Repasando este final, noto que Aristóteles sigue teniendo razón: la narrativa supera a la historia porque mientras aquella cuenta lo que pasó, esta conjetura lo que podría haber ocurrido. Pero nunca he dejado de preguntarme si el dominio de lo posible es una licencia artística excesiva. ¿La distorsión, la desinformación, la crisis de la verdad, son implicancias de la irrenunciable libertad autoral? Tal vez. Aranda, con bella audacia, se basa en un asesinato desprovisto de toda humanidad para construir una especie de suicidio mediado y sublime. Los personajes de Paco y Luisa les abren a los reales Francisca Sánchez Morales y José García San Juan la celda de la rapiña brutal para que puedan levantar cierto vuelo. En el relato periodístico son chacales, en la versión filmada se parecen a murciélagos cegados y embriagados de pasión.
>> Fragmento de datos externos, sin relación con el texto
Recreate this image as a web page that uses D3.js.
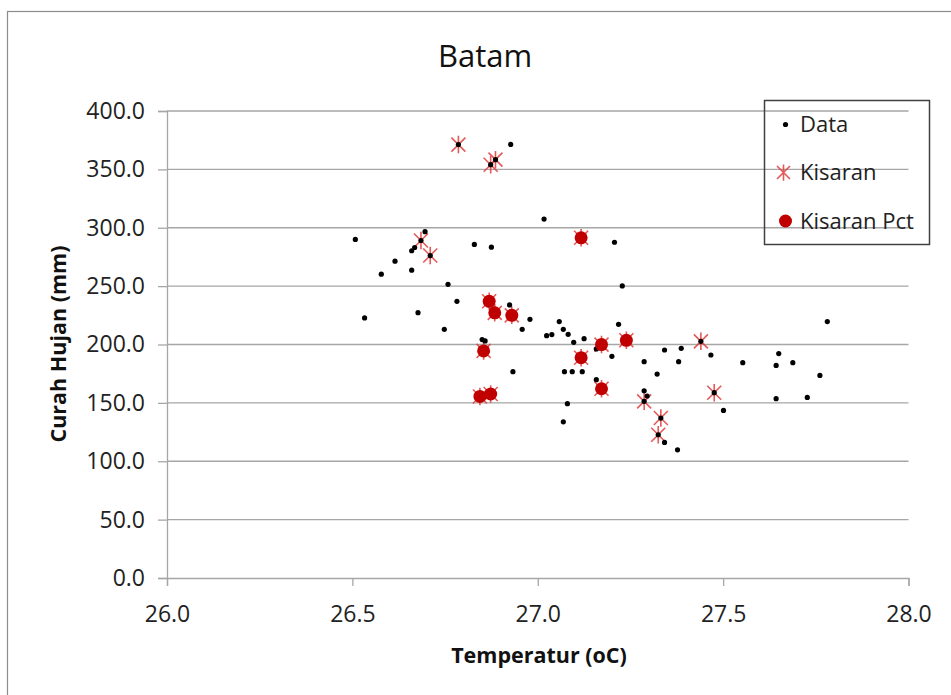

En el arte de versionar, Aranda consigue incluso un aire de absolución poética para la atroz pareja. Entiendo que acepto la fábula que me ofrece “Amantes” fundamentalmente porque empatizo con la idea de sacar a los protagonistas de su vulgaridad original. Mas oscuro me resulta saber si esto responde a una empatía estética o si por algún oculto motivo prefiero creer que los asesinos sean un poco más interesantes de lo que realmente han sido. En ambos casos, el cine actúa como un engaño artesanal, una sombra chinesca, una deslumbrante burla que termina arrollando a cualquier testimonio. Sin embargo, me asalta la contradicción de pensar que así debe ser. Mentir es el precio que el cine paga para ser fiel solo a sí mismo, para no ser obediente. En esta película de Vicente Aranda la puesta en escena sutil, el guion inteligente y la actuación espeluznante de Victoria Abril deformaron, inflamaron y en algún grado ocultaron el horroroso crimen de Burgos para convertirlo en algo más perdurable que una crónica policial.